===== ENTRIES

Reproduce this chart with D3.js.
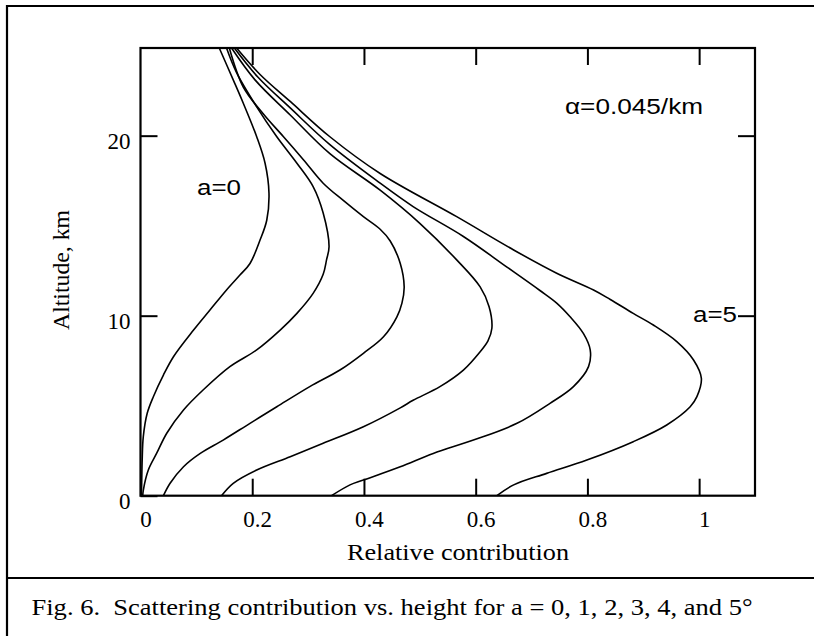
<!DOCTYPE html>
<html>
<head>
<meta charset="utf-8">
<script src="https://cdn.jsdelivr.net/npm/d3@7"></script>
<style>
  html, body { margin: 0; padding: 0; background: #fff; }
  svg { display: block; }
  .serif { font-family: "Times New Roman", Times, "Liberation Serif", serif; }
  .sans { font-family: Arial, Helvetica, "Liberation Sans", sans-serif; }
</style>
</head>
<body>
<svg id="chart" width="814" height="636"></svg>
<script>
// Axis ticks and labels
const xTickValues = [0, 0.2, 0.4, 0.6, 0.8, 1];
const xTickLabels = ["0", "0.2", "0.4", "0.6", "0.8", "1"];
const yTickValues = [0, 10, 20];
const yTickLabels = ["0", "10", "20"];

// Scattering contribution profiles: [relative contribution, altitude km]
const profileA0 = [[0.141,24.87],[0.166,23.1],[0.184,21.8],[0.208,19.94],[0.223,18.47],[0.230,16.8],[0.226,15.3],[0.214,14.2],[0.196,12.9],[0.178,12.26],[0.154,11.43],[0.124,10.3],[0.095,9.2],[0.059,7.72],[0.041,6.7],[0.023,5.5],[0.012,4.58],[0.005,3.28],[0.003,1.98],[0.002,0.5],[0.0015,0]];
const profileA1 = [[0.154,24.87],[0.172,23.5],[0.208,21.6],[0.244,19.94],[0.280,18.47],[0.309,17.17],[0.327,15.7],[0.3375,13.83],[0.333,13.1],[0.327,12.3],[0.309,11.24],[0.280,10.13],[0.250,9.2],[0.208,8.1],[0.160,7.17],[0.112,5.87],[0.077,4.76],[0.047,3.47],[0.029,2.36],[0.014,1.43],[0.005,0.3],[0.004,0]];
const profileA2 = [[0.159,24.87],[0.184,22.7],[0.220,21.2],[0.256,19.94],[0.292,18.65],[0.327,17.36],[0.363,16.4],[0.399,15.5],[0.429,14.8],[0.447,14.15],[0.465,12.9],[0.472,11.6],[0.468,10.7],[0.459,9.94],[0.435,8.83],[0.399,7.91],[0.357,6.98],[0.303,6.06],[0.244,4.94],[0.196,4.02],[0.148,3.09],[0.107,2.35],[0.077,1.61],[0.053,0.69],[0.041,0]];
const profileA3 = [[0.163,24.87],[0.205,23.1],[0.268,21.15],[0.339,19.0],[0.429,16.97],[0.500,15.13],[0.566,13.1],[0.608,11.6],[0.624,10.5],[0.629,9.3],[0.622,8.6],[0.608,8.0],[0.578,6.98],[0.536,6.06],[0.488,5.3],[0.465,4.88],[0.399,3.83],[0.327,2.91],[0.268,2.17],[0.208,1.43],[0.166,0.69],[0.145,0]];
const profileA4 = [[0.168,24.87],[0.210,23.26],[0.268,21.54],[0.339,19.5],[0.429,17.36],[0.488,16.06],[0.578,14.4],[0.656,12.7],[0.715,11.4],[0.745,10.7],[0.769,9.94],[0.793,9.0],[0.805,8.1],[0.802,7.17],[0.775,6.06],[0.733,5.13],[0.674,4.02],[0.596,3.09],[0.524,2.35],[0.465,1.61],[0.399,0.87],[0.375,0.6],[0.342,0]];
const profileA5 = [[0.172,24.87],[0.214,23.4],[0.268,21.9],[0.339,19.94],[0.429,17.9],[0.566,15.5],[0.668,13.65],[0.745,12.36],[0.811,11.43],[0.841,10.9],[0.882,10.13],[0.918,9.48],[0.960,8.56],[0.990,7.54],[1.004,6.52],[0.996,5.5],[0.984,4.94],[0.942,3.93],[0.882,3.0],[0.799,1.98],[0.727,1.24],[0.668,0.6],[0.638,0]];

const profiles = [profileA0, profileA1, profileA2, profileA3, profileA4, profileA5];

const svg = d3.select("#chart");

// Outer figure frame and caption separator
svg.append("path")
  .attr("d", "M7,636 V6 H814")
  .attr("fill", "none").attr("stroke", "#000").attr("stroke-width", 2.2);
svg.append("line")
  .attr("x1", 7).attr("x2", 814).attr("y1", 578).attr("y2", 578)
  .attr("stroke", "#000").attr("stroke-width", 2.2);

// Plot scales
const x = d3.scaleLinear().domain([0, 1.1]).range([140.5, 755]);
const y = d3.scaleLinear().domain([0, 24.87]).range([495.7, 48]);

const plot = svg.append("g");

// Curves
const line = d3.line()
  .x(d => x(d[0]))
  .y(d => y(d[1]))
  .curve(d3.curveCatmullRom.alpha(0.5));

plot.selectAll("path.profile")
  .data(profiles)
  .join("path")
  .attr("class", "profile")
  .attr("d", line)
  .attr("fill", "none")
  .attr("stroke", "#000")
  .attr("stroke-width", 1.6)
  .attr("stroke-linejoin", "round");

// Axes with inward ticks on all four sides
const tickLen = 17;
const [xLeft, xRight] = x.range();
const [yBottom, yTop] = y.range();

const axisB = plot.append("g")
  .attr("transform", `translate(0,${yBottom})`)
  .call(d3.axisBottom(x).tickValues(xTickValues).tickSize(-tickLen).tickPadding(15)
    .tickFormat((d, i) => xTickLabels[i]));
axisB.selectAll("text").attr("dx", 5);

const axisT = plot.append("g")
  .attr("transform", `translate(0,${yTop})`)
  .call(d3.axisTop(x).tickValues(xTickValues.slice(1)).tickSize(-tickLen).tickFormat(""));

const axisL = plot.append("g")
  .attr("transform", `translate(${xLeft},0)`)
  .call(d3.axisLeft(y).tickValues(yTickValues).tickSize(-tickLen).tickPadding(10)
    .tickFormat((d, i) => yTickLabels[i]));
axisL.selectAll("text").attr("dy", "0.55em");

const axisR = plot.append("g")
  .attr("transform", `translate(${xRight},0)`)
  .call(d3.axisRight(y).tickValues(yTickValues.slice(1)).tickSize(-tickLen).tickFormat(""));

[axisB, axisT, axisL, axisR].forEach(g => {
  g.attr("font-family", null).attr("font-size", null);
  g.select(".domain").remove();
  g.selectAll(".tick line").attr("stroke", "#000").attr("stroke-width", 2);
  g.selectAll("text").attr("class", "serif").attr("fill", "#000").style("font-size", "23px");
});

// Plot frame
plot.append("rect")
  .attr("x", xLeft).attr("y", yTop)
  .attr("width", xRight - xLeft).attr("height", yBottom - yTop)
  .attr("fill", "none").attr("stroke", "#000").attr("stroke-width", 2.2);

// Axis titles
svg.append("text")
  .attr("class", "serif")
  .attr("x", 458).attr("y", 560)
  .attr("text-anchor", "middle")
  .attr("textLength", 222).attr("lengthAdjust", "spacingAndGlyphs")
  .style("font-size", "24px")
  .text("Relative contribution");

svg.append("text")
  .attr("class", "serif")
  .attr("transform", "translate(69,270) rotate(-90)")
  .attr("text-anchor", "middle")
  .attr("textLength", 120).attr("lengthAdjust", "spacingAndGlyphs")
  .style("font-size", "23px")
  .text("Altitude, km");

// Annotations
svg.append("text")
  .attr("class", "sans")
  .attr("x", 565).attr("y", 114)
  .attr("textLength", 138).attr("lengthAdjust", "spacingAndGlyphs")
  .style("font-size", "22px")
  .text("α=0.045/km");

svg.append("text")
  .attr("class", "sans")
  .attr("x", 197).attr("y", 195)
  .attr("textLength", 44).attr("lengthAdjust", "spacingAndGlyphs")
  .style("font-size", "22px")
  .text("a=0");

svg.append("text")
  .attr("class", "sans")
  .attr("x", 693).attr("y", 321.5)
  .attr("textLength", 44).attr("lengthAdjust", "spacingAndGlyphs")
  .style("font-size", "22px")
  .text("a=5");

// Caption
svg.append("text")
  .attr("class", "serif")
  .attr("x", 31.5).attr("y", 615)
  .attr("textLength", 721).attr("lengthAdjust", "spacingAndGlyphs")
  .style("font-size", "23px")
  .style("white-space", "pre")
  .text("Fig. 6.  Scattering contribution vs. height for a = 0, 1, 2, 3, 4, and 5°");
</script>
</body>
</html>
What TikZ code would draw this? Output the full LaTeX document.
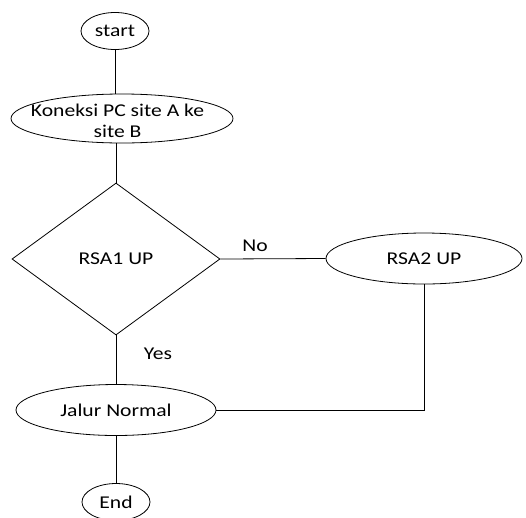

==========

> _EXERCISE INSTRUCTIONS_
Tally up the lines in the preceding listing that contain the string "this". Respond with the number and nothing else.

> _TASK RESULT_
2